Enterprising people have written attacks that use this “exploit” to get around encryption products, and locked workstations on Mac, Linux and PC.

The original presentation on this attack has been followed up by many more, (CanSec West for example, and others such as Adam Boileau (Hit by a Bus: Physical Access Attacks with FireWire), Peter Panholzer (Whitepaper: Physical Security Attacks on Windows Vista (PDF), and David R. Piegdon (2007: OpenChaos: hacking in physically addressable memory) have entered the fray. A comprehensive list of papers is maintained somewhat by Uwe Hermann.

Why does this attack exist?

Why this attack works is a little illogical, it hinges on the fact that FireWire was designed as an expansion bus – it has the same characteristics as PCI, AGP, ISA, PCMCIA, CardBUS etc – it’s a connection port designed to have all kinds of hardware plugged into it, and that hardware gets very low, and very fast access to the system memory, processor etc. FireWire was designed to be faster than USB, until USB2 came along and usurped it anyway.

Talking of USB, I should add why this attack does not work on the USB port – The USB bus was designed to be a peripheral bus, so like serial ports, parallel ports, PS2/AT etc. It’s designed to allow a bunch of devices to communicate with each other (like a network) – not to allow devices access to the hardware.

A practical way to use this exploit.

The simplest attack is to prepare a laptop with tools designed to implement this attack vector, and then connect it to the target machines FireWire port. There are several tools available which demonstrate this attack, for example winlockpwn which will bypass a Windows XP locked screen saver, or bioskbsnarf which will return the BIOS keyboard buffer (and thus your Bitlocker pin). Simply, as this attack allows the rogue device to access any memory it likes, it can subvert any system process, and thus install, or modify code on demand. Of course, the machine has to be running an OS for this to be useful.

There have been other reported tools which can be run from an appropriately hacked iPOD (thus negating the need for a laptop at all), and also ones which reportedly can break into things like Pointsec Full Disk Encryption (when used without pre-boot authentication).

Defending against this attack.

The most obvious defense that comes to mind is to buy/use laptops without FireWire ports, but unfortunately there are gadgets like ExpressCard FireWire cards which give you a simple way of adding a FireWire port to any laptop with a PCMCIA or ExpressCard slot. No, the port does not have to be built in.

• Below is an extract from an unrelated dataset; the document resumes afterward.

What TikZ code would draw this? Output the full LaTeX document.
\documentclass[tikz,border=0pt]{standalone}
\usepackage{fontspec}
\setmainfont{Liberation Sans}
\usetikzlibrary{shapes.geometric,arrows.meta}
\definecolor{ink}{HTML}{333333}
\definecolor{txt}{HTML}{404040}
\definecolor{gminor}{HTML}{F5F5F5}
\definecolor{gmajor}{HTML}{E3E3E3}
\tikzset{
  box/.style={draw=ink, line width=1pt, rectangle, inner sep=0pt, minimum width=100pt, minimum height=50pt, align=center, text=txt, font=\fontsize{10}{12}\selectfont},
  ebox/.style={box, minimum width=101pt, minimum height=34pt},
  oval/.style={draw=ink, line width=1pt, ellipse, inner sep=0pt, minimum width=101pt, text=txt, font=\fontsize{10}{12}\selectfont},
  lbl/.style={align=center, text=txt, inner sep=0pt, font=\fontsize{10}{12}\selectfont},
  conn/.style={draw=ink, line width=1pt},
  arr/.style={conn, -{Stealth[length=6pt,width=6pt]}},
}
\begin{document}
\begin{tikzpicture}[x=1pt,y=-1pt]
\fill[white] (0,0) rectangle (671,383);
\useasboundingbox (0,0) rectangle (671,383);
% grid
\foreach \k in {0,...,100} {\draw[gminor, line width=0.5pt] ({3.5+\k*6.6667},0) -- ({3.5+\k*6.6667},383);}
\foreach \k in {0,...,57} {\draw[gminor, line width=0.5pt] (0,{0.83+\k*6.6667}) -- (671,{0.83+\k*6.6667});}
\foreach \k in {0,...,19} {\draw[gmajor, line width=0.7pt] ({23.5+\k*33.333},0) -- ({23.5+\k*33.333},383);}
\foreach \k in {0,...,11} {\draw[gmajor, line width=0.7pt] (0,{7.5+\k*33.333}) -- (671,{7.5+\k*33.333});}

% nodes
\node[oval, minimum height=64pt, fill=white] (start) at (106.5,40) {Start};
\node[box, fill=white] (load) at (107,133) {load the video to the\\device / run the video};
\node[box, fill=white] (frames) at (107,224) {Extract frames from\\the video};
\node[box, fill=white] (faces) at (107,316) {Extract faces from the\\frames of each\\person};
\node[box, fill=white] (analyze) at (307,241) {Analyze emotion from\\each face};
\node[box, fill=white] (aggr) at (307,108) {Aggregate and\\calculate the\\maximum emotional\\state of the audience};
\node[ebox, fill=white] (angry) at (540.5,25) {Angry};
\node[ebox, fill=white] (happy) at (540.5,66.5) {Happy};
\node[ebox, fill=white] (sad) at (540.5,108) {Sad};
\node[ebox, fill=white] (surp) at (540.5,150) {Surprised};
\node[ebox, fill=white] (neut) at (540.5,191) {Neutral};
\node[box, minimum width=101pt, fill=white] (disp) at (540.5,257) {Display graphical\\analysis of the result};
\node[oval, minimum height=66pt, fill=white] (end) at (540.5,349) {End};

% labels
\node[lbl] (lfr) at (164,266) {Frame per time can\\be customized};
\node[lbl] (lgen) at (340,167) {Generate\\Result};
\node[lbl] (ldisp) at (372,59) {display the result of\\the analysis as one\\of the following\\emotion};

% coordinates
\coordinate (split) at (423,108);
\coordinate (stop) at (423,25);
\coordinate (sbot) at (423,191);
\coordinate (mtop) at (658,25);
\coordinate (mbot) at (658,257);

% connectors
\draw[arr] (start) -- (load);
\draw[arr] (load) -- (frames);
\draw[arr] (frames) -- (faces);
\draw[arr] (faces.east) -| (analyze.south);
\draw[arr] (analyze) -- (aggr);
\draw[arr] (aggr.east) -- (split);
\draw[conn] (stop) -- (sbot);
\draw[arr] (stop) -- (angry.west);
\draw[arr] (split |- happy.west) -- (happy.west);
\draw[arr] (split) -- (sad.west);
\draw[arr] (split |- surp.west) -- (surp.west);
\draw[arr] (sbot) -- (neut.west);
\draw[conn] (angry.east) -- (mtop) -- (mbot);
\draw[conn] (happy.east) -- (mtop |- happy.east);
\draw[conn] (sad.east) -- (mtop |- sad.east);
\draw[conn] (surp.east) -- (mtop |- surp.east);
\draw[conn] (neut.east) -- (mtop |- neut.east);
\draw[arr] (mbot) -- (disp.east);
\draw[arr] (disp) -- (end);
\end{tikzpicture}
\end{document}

To mitigate this attack, you can do a few things:

• Use a machine where you can prevent FireWire devices being used, and prevent the OS from loading a FireWire driver on demand. This is probably only possible with the Linux/BSD based OSs, certainly Windows has a habit of loading the drivers on demand
• Seal the ports up with epoxy to prevent people plugging things in – remember to seal up ports which could be used to add a FireWire controller (like PCMCIA/Expresscard)
• Use Full Disk Encryption with pre-boot authentication to prevent the machine booting up (and thus being vulnerable to this attack), and don’t use suspend/lock screen when leaving your machine unattended.

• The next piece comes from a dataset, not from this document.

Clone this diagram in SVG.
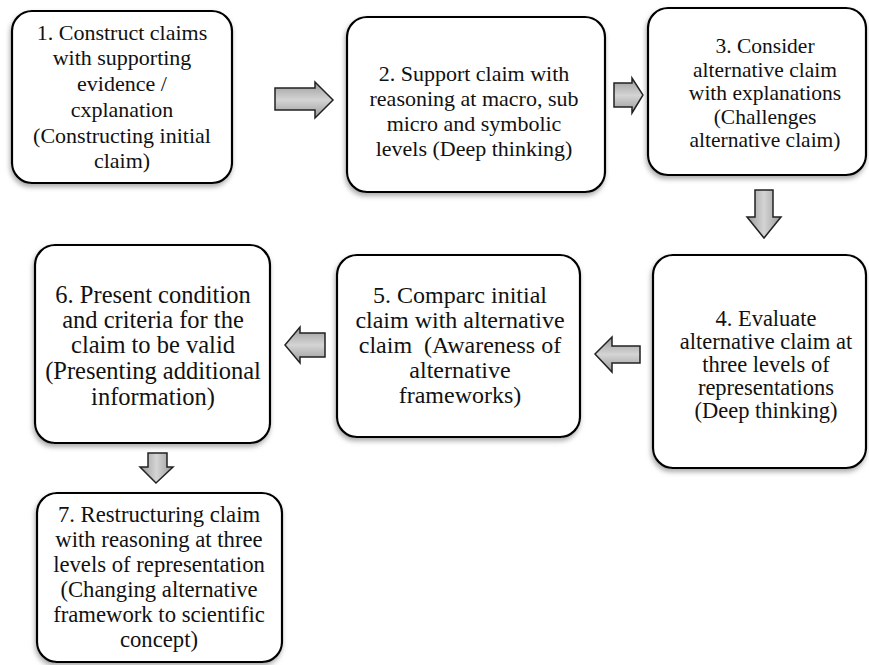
<svg xmlns="http://www.w3.org/2000/svg" width="869" height="665" viewBox="0 0 869 665">
<style>
.box{fill:#fff;stroke:#000;stroke-width:2.2;filter:url(#sh)}
text{font-family:'Liberation Serif','Times New Roman',Times,serif;fill:#111;text-anchor:middle}
.arr{fill:url(#ag);stroke:#222;stroke-width:1.5;stroke-linejoin:miter}
.arrv{fill:url(#agv);stroke:#222;stroke-width:1.5;stroke-linejoin:miter}
</style>
<defs>
<filter id="sh" x="-10%" y="-10%" width="120%" height="125%">
<feGaussianBlur in="SourceAlpha" stdDeviation="2.5"/>
<feOffset dx="-1" dy="3" result="b"/>
<feFlood flood-color="#888" flood-opacity="0.7"/>
<feComposite in2="b" operator="in" result="s"/>
<feMerge><feMergeNode in="s"/><feMergeNode in="SourceGraphic"/></feMerge>
</filter>
<linearGradient id="ag" x1="0" y1="0" x2="0" y2="1">
<stop offset="0" stop-color="#9a9a9a"/>
<stop offset="0.5" stop-color="#d4d4d4"/>
<stop offset="1" stop-color="#9a9a9a"/>
</linearGradient>
<linearGradient id="agv" x1="0" y1="0" x2="1" y2="0">
<stop offset="0" stop-color="#9a9a9a"/>
<stop offset="0.5" stop-color="#d4d4d4"/>
<stop offset="1" stop-color="#9a9a9a"/>
</linearGradient>
</defs>

<g id="connectors">
<path class="arr" d="M275,88 H315 V82 L333,100 L315,118 V110 H275 Z"/>
<path class="arr" d="M614,83 H632 V78 L643,95 L632,113 V107 H614 Z"/>
<path class="arrv" d="M755,190 H773 V217 H781 L764,238 L747,217 H755 Z"/>
<path class="arr" d="M640,346 H612 V337 L595,354 L612,372 V363 H640 Z"/>
<path class="arr" d="M325,333 H300 V327 L285,345 L300,363 V357 H325 Z"/>
<path class="arrv" d="M148,453 H167 V467 H173 L156,483 L140,467 H148 Z"/>
</g>

<g id="node1">
<rect class="box" x="12" y="11" width="220" height="172" rx="20"/>
<text font-size="22"><tspan x="122" y="40">1. Construct claims</tspan><tspan x="122" y="65">with supporting</tspan><tspan x="122" y="91">evidence /</tspan><tspan x="122" y="117">cxplanation</tspan><tspan x="122" y="143">(Constructing initial</tspan><tspan x="122" y="168">claim)</tspan></text>
</g>

<g id="node2">
<rect class="box" x="347" y="17" width="258" height="175" rx="20"/>
<text font-size="22"><tspan x="474" y="81">2. Support claim with</tspan><tspan x="474" y="106">reasoning at macro, sub</tspan><tspan x="474" y="131">micro and symbolic</tspan><tspan x="474" y="156">levels (Deep thinking)</tspan></text>
</g>

<g id="node3">
<rect class="box" x="648" y="8" width="218" height="167" rx="20"/>
<text font-size="21.5"><tspan x="765" y="53">3. Consider</tspan><tspan x="765" y="76.5">alternative claim</tspan><tspan x="765" y="100">with explanations</tspan><tspan x="765" y="123.5">(Challenges</tspan><tspan x="765" y="147">alternative claim)</tspan></text>
</g>

<g id="node4">
<rect class="box" x="653" y="255" width="213" height="213" rx="20"/>
<text font-size="22.5"><tspan x="766" y="326">4. Evaluate</tspan><tspan x="766" y="349">alternative claim at</tspan><tspan x="766" y="372">three levels of</tspan><tspan x="766" y="395">representations</tspan><tspan x="766" y="418">(Deep thinking)</tspan></text>
</g>

<g id="node5">
<rect class="box" x="337" y="255" width="243" height="182" rx="20"/>
<text font-size="24" xml:space="preserve"><tspan x="460" y="303">5. Comparc initial</tspan><tspan x="460" y="328">claim with alternative</tspan><tspan x="460" y="353">claim  (Awareness of</tspan><tspan x="460" y="378">alternative</tspan><tspan x="460" y="403">frameworks)</tspan></text>
</g>

<g id="node6">
<rect class="box" x="35" y="245" width="235" height="198" rx="20"/>
<text font-size="24.5"><tspan x="153" y="303">6. Present condition</tspan><tspan x="153" y="328">and criteria for the</tspan><tspan x="153" y="353">claim to be valid</tspan><tspan x="153" y="379">(Presenting additional</tspan><tspan x="153" y="405">information)</tspan></text>
</g>

<g id="node7">
<rect class="box" x="37" y="493" width="245" height="169" rx="20"/>
<text font-size="22.7"><tspan x="159" y="522">7. Restructuring claim</tspan><tspan x="159" y="547">with reasoning at three</tspan><tspan x="159" y="572">levels of representation</tspan><tspan x="159" y="597">(Changing alternative</tspan><tspan x="159" y="622">framework to scientific</tspan><tspan x="159" y="647">concept)</tspan></text>
</g>
</svg>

Remember – a running OS with accessible ports (or the ability to add ports) is vulnerable, so that’s the situation we need to avoid.

Can we ever resolve this “weakness”?

This attack is particularly difficult to “cure”, as the specification, and devices which use FireWire require DMA to work – it’s integral to the way FireWire was designed, abuse of this requirement is the cause of these woes, so until we see a radical change in the specification the situation is unlikely to improve. In the mean time, full disk encryption with authentication, and hibernation rather than suspend, or “locked screen” modes will keep you safe from “FireWire snarfing”.

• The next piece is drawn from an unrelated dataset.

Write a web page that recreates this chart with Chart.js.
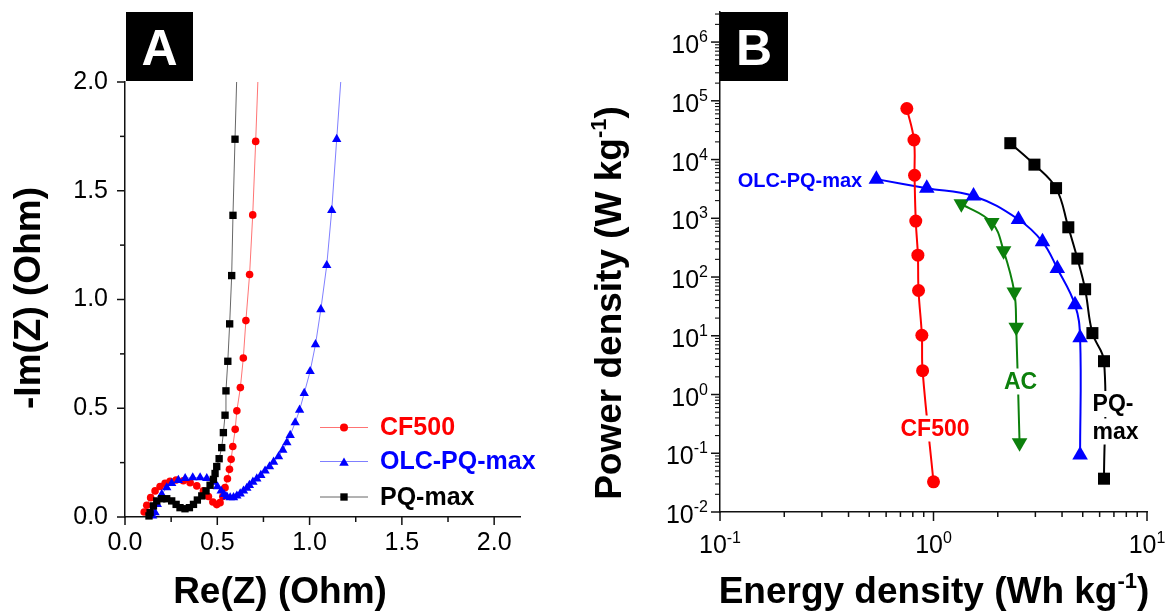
<!DOCTYPE html>
<html><head><meta charset="utf-8">
<script src="https://cdn.jsdelivr.net/npm/chart.js@4/dist/chart.umd.min.js"></script>
<style>
html,body{margin:0;padding:0;background:#fff;}
#wrap{position:relative;width:1170px;height:614px;overflow:hidden;background:#fff;}
#ca{position:absolute;left:0;top:0;}
#cb{position:absolute;left:560px;top:0;}
</style></head><body>
<div id="wrap"><canvas id="ca" width="560" height="614"></canvas><canvas id="cb" width="610" height="614"></canvas></div>
<script>
// ---------- Panel A : Nyquist data (Ohm) ----------
const cfRe = [0.104,0.118,0.139,0.163,0.190,0.217,0.244,0.277,0.316,0.353,0.389,0.425,0.452,0.476,0.497,0.515,0.530,0.542,0.555,0.566,0.575,0.584,0.597,0.606,0.625,0.641,0.655,0.675,0.692,0.708,0.724];
const cfIm = [0.023,0.054,0.089,0.120,0.140,0.155,0.164,0.170,0.167,0.158,0.143,0.120,0.094,0.069,0.057,0.066,0.094,0.135,0.176,0.219,0.265,0.324,0.403,0.488,0.595,0.731,0.903,1.115,1.389,1.727,2.100];
const olcRe = [0.150,0.163,0.175,0.199,0.226,0.253,0.289,0.326,0.367,0.407,0.443,0.479,0.501,0.521,0.537,0.552,0.570,0.588,0.606,0.624,0.642,0.660,0.674,0.693,0.714,0.736,0.759,0.783,0.805,0.832,0.855,0.877,0.895,0.922,0.946,0.971,1.003,1.032,1.061,1.093,1.120,1.147,1.177];
const olcIm = [0.005,0.020,0.058,0.104,0.135,0.155,0.169,0.178,0.181,0.181,0.178,0.161,0.140,0.120,0.104,0.094,0.089,0.090,0.097,0.107,0.120,0.133,0.146,0.161,0.176,0.192,0.212,0.232,0.253,0.278,0.308,0.342,0.376,0.434,0.492,0.569,0.670,0.793,0.954,1.157,1.410,1.737,2.100];
const pqRe = [0.130,0.136,0.154,0.172,0.199,0.226,0.253,0.277,0.298,0.325,0.349,0.371,0.392,0.416,0.439,0.461,0.479,0.488,0.497,0.510,0.524,0.533,0.542,0.547,0.557,0.567,0.578,0.585,0.596,0.608];
const pqIm = [0.005,0.020,0.051,0.074,0.084,0.084,0.074,0.058,0.043,0.038,0.043,0.058,0.078,0.097,0.120,0.146,0.173,0.200,0.232,0.268,0.319,0.388,0.468,0.580,0.716,0.888,1.110,1.387,1.737,2.100];
const aSeriesNames = ['CF500','OLC-PQ-max','PQ-max'];
const aTickLabels = ['0.0','0.5','1.0','1.5','2.0'];
const aMinorStep = 0.25;

// ---------- Panel B : Ragone data ----------
const cfE = [0.75,0.81,0.815,0.826,0.845,0.851,0.882,0.889,1.0];
const cfP = [7.4e4,2.15e4,5.4e3,898,236,59,10.2,2.55,0.0326];
const olcE = [0.54,0.93,1.54,2.50,3.24,3.80,4.60,4.86,4.86];
const olcP = [4640,3260,2400,955,398,140,33.6,9.26,0.093];
const acE = [1.35,1.875,2.13,2.39,2.44,2.53];
const acP = [1765,845,280,55.8,14.0,0.151];
const pqE = [2.29,2.97,3.75,4.28,4.72,5.13,5.55,6.29,6.29];
const pqP = [1.9e4,8190,3260,703,206,62,11.1,3.69,0.0369];
const bXExponents = [-1,0,1];
const bYExponents = [-2,-1,0,1,2,3,4,5,6];
const bLabels = ['OLC-PQ-max','CF500','AC','PQ-','max'];

// ---------- styling ----------
const FONT = '"Liberation Sans", Arial, Helvetica, sans-serif';
Chart.defaults.font.family = FONT;
const RED = '#ff0000', BLUE = '#0000ff', BLACK = '#000000', GREEN = '#0c800c';
const xy = (xs, ys) => xs.map((x, i) => ({x, y: ys[i]}));

function marker(ctx, style, x, y, r, color, rot) {
  ctx.save(); ctx.fillStyle = color; ctx.beginPath();
  if (style === 'circle') { ctx.arc(x, y, r, 0, Math.PI * 2); }
  else if (style === 'rect') { const s = r * Math.SQRT1_2; ctx.rect(x - s, y - s, 2 * s, 2 * s); }
  else { let a = (rot || 0) * Math.PI / 180;
    ctx.moveTo(x + Math.sin(a) * r, y - Math.cos(a) * r);
    a += 2 * Math.PI / 3; ctx.lineTo(x + Math.sin(a) * r, y - Math.cos(a) * r);
    a += 2 * Math.PI / 3; ctx.lineTo(x + Math.sin(a) * r, y - Math.cos(a) * r); ctx.closePath(); }
  ctx.fill(); ctx.restore();
}
function drawRich(ctx, parts, cx, baseY, baseFont, supFont, raise, color, align) {
  ctx.fillStyle = color; ctx.textBaseline = 'alphabetic'; ctx.textAlign = 'left';
  let total = 0;
  const ws = parts.map(p => { ctx.font = p.sup ? supFont : baseFont; const w = ctx.measureText(p.t).width; total += w; return w; });
  let x = align === 'center' ? cx - total / 2 : (align === 'right' ? cx - total : cx);
  parts.forEach((p, i) => { ctx.font = p.sup ? supFont : baseFont; ctx.fillText(p.t, x, p.sup ? baseY - raise : baseY); x += ws[i]; });
}
function seg(ctx, x1, y1, x2, y2) { ctx.beginPath(); ctx.moveTo(x1, y1); ctx.lineTo(x2, y2); ctx.stroke(); }
function panelBox(ctx, x, y, w, h, letter) {
  ctx.fillStyle = '#000'; ctx.fillRect(x, y, w, h);
  ctx.fillStyle = '#fff'; ctx.font = 'bold 50px ' + FONT; ctx.textAlign = 'center'; ctx.textBaseline = 'alphabetic';
  ctx.fillText(letter, x + w / 2, y + h / 2 + 18);
}

// ---------- Chart A ----------
const plugA = {
  id: 'decorA',
  afterDraw(chart) {
    const ctx = chart.ctx, xs = chart.scales.x, ys = chart.scales.y, ca = chart.chartArea;
    ctx.save();
    ctx.strokeStyle = '#111'; ctx.lineWidth = 1.5;
    const nx = Math.round(2.0 / aMinorStep);
    for (let i = 0; i <= nx; i++) {
      const v = i * aMinorStep, len = (i % 2 === 0) ? 8 : 5;
      const px = xs.getPixelForValue(v); seg(ctx, px, ca.bottom, px, ca.bottom + len);
      const py = ys.getPixelForValue(v); seg(ctx, ca.left, py, ca.left - len, py);
    }
    // legend
    const rows = [427.5, 461.5, 497];
    const cols = [RED, BLUE, BLACK], lcols = ['rgba(255,0,0,0.55)', 'rgba(0,0,255,0.5)', 'rgba(0,0,0,0.6)'];
    const styles = ['circle', 'triangle', 'rect'], rads = [4, 5.5, 5.2];
    aSeriesNames.forEach((name, i) => {
      ctx.strokeStyle = lcols[i]; ctx.lineWidth = 1; seg(ctx, 320, rows[i], 368, rows[i]);
      marker(ctx, styles[i], 344, rows[i] + (styles[i] === 'triangle' ? 1.5 : 0), rads[i], cols[i], 0);
      ctx.fillStyle = cols[i]; ctx.font = 'bold 25px ' + FONT; ctx.textAlign = 'left'; ctx.textBaseline = 'middle';
      ctx.fillText(name, 380, rows[i] + 1);
    });
    // titles
    drawRich(ctx, [{t: 'Re(Z) (Ohm)'}], 280, 603, 'bold 37px ' + FONT, 'bold 22px ' + FONT, 14, '#000', 'center');
    ctx.save(); ctx.translate(40, 298); ctx.rotate(-Math.PI / 2);
    drawRich(ctx, [{t: '-Im(Z) (Ohm)'}], 0, 0, 'bold 37px ' + FONT, 'bold 22px ' + FONT, 14, '#000', 'center');
    ctx.restore();
    panelBox(ctx, 126, 12, 67, 69, 'A');
    ctx.restore();
  }
};
const aLine = (data, lc, pc, style, r) => ({
  data, showLine: true, borderColor: lc, borderWidth: 1, tension: 0,
  pointStyle: style, pointRadius: r, pointBackgroundColor: pc, pointBorderColor: pc, pointBorderWidth: 0,
  clip: {left: 10, right: 10, top: 0, bottom: 10}
});
new Chart(document.getElementById('ca'), {
  type: 'scatter',
  data: { datasets: [
    aLine(xy(pqRe, pqIm), 'rgba(0,0,0,0.6)', BLACK, 'rect', 5.2),
    aLine(xy(olcRe, olcIm), 'rgba(0,0,255,0.5)', BLUE, 'triangle', 5.4),
    aLine(xy(cfRe, cfIm), 'rgba(255,0,0,0.55)', RED, 'circle', 3.8)
  ]},
  options: {
    responsive: false, animation: false, events: [],
    layout: { padding: {top: 82, right: 40, left: 0, bottom: 0} },
    plugins: { legend: {display: false}, tooltip: {enabled: false} },
    scales: {
      x: { type: 'linear', min: 0, max: 2.14,
        ticks: { stepSize: 0.5, includeBounds: false, autoSkip: false, maxRotation: 0, padding: 11,
          font: {size: 25, family: FONT}, color: '#000',
          callback: (v) => { const i = Math.round(v / 0.5); return Math.abs(v - i * 0.5) < 1e-6 ? aTickLabels[i] : ''; } },
        grid: { display: false, drawTicks: false, tickLength: 0 },
        border: { display: true, color: '#111', width: 1.5 },
        afterFit(s) { s.height = 97; } },
      y: { type: 'linear', min: 0, max: 2.0,
        ticks: { stepSize: 0.5, autoSkip: false, padding: 17, font: {size: 25, family: FONT}, color: '#000',
          callback: (v) => { const i = Math.round(v / 0.5); return Math.abs(v - i * 0.5) < 1e-6 ? aTickLabels[i] : ''; } },
        grid: { display: false, drawTicks: false, tickLength: 0 },
        border: { display: true, color: '#111', width: 1.5 },
        afterFit(s) { s.width = 125; } }
    }
  },
  plugins: [plugA]
});

// ---------- Chart B ----------
const OFFB = 560;
const plugB = {
  id: 'decorB',
  afterDatasetsDraw(chart) {
    const ctx = chart.ctx;
    const items = [
      {t: bLabels[0], x: 800, y: 180, c: BLUE, f: 'bold 20px '},
      {t: bLabels[1], x: 935, y: 428.5, c: RED, f: 'bold 23px '},
      {t: bLabels[2], x: 1020.5, y: 381.5, c: GREEN, f: 'bold 23px '},
      {t: bLabels[3], x: 1113, y: 404, c: BLACK, f: 'bold 23px '},
      {t: bLabels[4], x: 1115.5, y: 431.5, c: BLACK, f: 'bold 23px '}
    ];
    ctx.save();
    items.forEach(it => {
      ctx.font = it.f + FONT; const w = ctx.measureText(it.t).width;
      ctx.fillStyle = '#fff'; ctx.fillRect(it.x - OFFB - w / 2 - 3, it.y - 13, w + 6, 26);
    });
    items.forEach(it => {
      ctx.font = it.f + FONT; ctx.fillStyle = it.c; ctx.textAlign = 'center'; ctx.textBaseline = 'middle';
      ctx.fillText(it.t, it.x - OFFB, it.y + 1);
    });
    ctx.restore();
  },
  afterDraw(chart) {
    const ctx = chart.ctx, xs = chart.scales.x, ys = chart.scales.y, ca = chart.chartArea;
    ctx.save();
    ctx.strokeStyle = '#111'; ctx.lineWidth = 1.5;
    bXExponents.forEach((e, idx) => {
      const d = Math.pow(10, e);
      const px = xs.getPixelForValue(d); seg(ctx, px, ca.bottom, px, ca.bottom + 9);
      if (idx < bXExponents.length - 1) for (let k = 2; k <= 9; k++) { const p = xs.getPixelForValue(k * d); seg(ctx, p, ca.bottom, p, ca.bottom + 5); }
    });
    bYExponents.forEach(e => {
      const d = Math.pow(10, e);
      const py = ys.getPixelForValue(d); ctx.lineWidth = 1.5; seg(ctx, ca.left, py, ca.left - 9, py);
      ctx.lineWidth = 1.1;
      for (let k = 2; k <= 9; k++) { const v = k * d; if (v > ys.max) break; const p = ys.getPixelForValue(v); seg(ctx, ca.left, p, ca.left - 5, p); }
    });
    const bf = '25px ' + FONT, sf = '16px ' + FONT;
    bXExponents.forEach(e => {
      const px = xs.getPixelForValue(Math.pow(10, e));
      drawRich(ctx, [{t: '10'}, {t: String(e), sup: true}], px, 553, bf, sf, 10, '#000', 'center');
    });
    bYExponents.forEach(e => {
      const py = ys.getPixelForValue(Math.pow(10, e));
      drawRich(ctx, [{t: '10'}, {t: String(e), sup: true}], 708 - OFFB, py + 11, bf, sf, 11, '#000', 'right');
    });
    drawRich(ctx, [{t: 'Energy density (Wh kg'}, {t: '-1', sup: true}, {t: ')'}], 934 - OFFB, 603, 'bold 37px ' + FONT, 'bold 22px ' + FONT, 15, '#000', 'center');
    ctx.save(); ctx.translate(621 - OFFB, 303); ctx.rotate(-Math.PI / 2);
    drawRich(ctx, [{t: 'Power density (W kg'}, {t: '-1', sup: true}, {t: ')'}], 0, 0, 'bold 37px ' + FONT, 'bold 22px ' + FONT, 15, '#000', 'center');
    ctx.restore();
    panelBox(ctx, 720 - OFFB, 12, 68, 69, 'B');
    ctx.restore();
  }
};
const bLine = (data, col, style, r, rot) => ({
  data, showLine: true, borderColor: col, borderWidth: 2, tension: 0.4,
  pointStyle: style, pointRadius: r, pointRotation: rot || 0,
  pointBackgroundColor: col, pointBorderColor: col, pointBorderWidth: 0
});
new Chart(document.getElementById('cb'), {
  type: 'scatter',
  data: { datasets: [
    bLine(xy(cfE, cfP), RED, 'circle', 6.5),
    bLine(xy(olcE, olcP), BLUE, 'triangle', 9),
    bLine(xy(acE, acP), GREEN, 'triangle', 9, 180),
    bLine(xy(pqE, pqP), BLACK, 'rect', 8.5)
  ]},
  options: {
    responsive: false, animation: false, events: [],
    layout: { padding: {top: 12, right: 23, left: 0, bottom: 0} },
    plugins: { legend: {display: false}, tooltip: {enabled: false} },
    scales: {
      x: { type: 'logarithmic', min: 0.1, max: 10, ticks: {display: false},
        grid: {display: false, drawTicks: false, tickLength: 0},
        border: {display: true, color: '#111', width: 1.5},
        afterFit(s) { s.height = 102; } },
      y: { type: 'logarithmic', min: 0.01, max: 3.25e6, ticks: {display: false},
        grid: {display: false, drawTicks: false, tickLength: 0},
        border: {display: true, color: '#111', width: 1.5},
        afterFit(s) { s.width = 160; } }
    }
  },
  plugins: [plugB]
});
</script>
</body></html>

Regulatory and compliance issues

It’s an interesting question to consider – if you lost an “encrypted” machine, that was running without pre-boot authentication, is this attack practical enough to cause you problems with data disclosure laws? Many people would argue that the Windows Login screen provides sufficient protection, but if that can be bypassed by simply plugging in a FireWire card and running winlckpwn, are you sufficiently protected?